List, from the lines below, each one with "that" in it.

▶ Data provided:
━━━━━━━━━━━━━━━━━━━━

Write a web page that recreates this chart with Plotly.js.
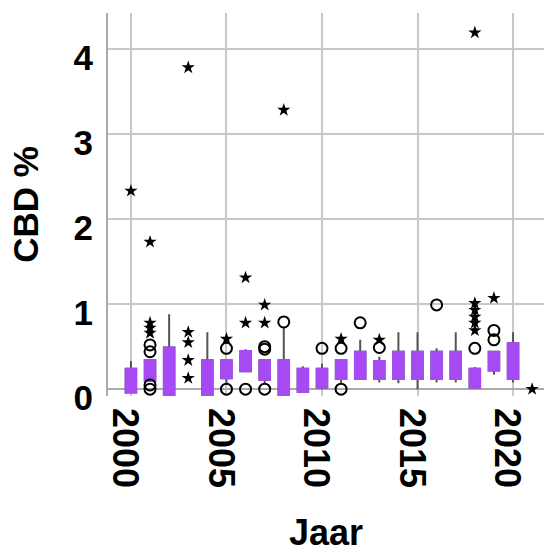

━━━━━━━━━━━━━━━━━━━━

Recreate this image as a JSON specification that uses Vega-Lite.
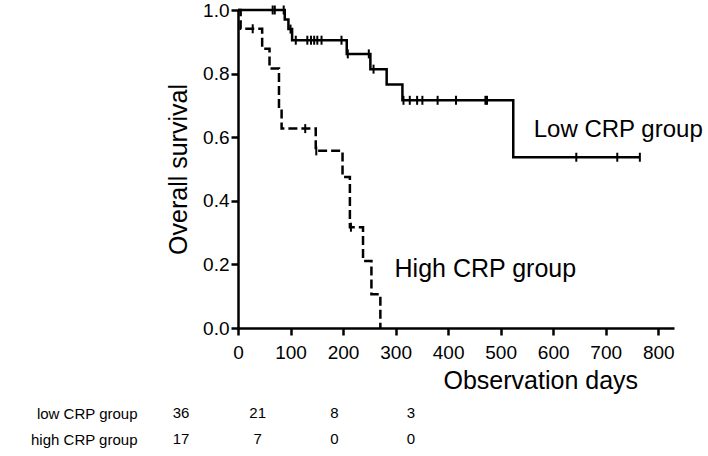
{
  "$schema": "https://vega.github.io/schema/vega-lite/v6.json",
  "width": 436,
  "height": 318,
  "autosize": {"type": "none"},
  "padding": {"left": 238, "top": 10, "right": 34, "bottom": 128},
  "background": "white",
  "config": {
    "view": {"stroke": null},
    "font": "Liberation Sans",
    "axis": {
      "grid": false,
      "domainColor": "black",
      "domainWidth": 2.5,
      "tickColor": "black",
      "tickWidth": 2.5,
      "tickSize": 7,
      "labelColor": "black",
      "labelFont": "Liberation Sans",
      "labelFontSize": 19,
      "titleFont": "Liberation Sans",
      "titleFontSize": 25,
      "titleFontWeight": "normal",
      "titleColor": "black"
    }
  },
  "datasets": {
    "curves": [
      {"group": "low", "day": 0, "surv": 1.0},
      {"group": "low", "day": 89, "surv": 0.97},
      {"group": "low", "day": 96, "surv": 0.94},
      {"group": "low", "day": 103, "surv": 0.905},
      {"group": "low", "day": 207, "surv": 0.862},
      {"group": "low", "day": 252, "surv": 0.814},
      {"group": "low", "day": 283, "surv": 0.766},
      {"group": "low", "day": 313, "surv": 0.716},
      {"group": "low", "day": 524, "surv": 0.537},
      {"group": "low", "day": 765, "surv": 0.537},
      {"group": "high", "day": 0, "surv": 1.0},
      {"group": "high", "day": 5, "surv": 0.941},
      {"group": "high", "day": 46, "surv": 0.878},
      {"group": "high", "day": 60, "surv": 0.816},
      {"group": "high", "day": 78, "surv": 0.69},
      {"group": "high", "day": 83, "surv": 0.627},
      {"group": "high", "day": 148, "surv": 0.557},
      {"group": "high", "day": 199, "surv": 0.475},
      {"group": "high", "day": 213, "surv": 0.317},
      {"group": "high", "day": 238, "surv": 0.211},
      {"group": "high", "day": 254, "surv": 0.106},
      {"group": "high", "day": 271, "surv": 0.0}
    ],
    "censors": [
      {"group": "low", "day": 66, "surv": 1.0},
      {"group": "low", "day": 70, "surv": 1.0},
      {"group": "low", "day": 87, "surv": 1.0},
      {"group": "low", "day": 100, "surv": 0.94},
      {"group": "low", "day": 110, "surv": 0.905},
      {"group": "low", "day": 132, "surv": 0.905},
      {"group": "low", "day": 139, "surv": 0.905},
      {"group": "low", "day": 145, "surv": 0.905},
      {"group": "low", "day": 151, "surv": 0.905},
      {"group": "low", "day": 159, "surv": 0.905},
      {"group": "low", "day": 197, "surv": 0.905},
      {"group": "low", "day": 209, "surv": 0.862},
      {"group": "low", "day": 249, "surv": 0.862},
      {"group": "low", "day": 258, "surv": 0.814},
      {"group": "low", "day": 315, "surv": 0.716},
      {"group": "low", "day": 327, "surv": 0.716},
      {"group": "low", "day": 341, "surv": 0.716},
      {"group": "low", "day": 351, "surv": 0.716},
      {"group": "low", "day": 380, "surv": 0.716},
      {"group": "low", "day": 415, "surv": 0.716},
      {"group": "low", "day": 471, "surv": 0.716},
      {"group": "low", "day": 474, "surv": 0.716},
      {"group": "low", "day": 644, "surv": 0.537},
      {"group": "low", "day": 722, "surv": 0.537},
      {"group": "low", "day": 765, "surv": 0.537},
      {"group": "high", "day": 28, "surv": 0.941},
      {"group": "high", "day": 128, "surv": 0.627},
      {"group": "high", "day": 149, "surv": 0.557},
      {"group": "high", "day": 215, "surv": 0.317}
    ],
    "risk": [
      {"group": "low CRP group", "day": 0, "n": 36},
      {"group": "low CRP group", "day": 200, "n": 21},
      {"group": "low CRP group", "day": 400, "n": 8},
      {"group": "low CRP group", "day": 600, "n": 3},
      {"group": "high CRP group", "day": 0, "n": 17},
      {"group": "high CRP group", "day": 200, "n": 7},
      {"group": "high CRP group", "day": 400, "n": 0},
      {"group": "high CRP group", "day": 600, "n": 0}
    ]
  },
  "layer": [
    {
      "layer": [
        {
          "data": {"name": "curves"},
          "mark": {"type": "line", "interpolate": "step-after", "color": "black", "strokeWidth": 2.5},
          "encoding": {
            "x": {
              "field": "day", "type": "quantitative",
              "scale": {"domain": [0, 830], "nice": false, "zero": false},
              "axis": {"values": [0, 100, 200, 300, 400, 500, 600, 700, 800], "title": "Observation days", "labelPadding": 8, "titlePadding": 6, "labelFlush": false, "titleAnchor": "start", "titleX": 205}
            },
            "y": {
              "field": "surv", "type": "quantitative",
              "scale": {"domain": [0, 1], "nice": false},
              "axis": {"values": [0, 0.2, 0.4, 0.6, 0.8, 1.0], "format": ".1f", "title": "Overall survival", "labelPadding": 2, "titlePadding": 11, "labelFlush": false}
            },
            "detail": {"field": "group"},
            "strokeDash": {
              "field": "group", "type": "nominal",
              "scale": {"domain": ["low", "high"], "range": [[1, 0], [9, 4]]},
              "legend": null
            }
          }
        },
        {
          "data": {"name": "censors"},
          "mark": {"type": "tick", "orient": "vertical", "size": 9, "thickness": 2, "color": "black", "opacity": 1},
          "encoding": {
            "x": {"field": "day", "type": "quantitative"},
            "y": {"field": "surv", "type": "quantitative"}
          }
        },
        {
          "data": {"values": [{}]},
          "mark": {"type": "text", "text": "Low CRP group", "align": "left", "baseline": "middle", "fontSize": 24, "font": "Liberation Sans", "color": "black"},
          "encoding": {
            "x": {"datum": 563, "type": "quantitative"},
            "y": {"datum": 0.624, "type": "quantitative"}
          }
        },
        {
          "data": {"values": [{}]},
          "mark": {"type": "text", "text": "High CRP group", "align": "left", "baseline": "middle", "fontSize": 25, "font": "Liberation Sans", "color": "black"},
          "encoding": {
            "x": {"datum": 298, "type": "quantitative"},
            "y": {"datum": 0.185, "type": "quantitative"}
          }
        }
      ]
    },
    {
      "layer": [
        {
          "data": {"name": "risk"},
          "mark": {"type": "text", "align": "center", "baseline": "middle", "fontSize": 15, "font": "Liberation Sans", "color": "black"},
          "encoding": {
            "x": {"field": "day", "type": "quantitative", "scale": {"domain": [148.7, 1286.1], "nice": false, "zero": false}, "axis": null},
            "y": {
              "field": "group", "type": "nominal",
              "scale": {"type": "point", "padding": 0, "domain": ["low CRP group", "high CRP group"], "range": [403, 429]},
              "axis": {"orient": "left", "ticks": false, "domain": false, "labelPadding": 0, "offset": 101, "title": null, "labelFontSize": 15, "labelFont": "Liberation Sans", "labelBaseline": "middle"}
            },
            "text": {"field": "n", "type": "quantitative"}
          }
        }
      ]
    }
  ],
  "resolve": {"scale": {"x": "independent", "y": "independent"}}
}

━━━━━━━━━━━━━━━━━━━━

▶ Expected output:
Write a web page that recreates this chart with Plotly.js.
Recreate this image as a JSON specification that uses Vega-Lite.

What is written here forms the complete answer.